**STORED RECORDS**
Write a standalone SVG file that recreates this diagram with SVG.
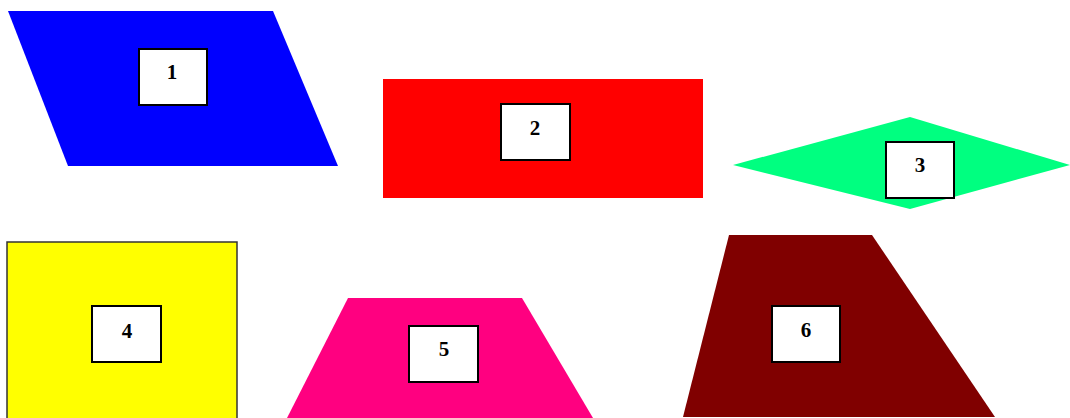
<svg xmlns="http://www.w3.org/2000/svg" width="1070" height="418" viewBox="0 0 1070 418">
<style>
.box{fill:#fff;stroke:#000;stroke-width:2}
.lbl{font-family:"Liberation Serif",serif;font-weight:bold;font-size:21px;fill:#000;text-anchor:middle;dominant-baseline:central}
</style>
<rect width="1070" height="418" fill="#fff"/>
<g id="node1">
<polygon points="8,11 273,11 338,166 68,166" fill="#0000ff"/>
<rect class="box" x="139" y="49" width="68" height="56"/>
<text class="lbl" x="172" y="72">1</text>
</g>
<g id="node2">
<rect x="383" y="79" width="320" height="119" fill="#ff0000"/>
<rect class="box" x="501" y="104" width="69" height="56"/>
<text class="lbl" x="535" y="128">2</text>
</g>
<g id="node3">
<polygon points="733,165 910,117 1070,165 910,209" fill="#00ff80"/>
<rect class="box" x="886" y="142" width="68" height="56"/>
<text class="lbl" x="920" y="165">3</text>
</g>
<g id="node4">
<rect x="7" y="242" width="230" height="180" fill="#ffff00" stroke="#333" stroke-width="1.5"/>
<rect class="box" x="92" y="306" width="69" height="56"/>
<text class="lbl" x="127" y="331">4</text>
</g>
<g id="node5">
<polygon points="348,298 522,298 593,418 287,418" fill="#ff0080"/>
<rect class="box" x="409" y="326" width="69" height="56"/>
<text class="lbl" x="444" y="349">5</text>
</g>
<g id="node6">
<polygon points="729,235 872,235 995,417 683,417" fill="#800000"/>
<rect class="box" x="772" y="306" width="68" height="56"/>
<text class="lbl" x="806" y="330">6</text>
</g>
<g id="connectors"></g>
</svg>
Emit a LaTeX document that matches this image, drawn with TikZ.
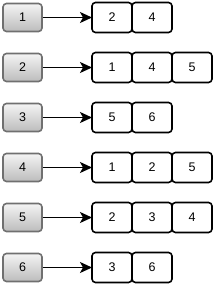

**WHAT YOU WILL DO**
In how many lines of the data does the string "that" appear? Give only the number.

**ANSWER TO THE PROBLEM**
2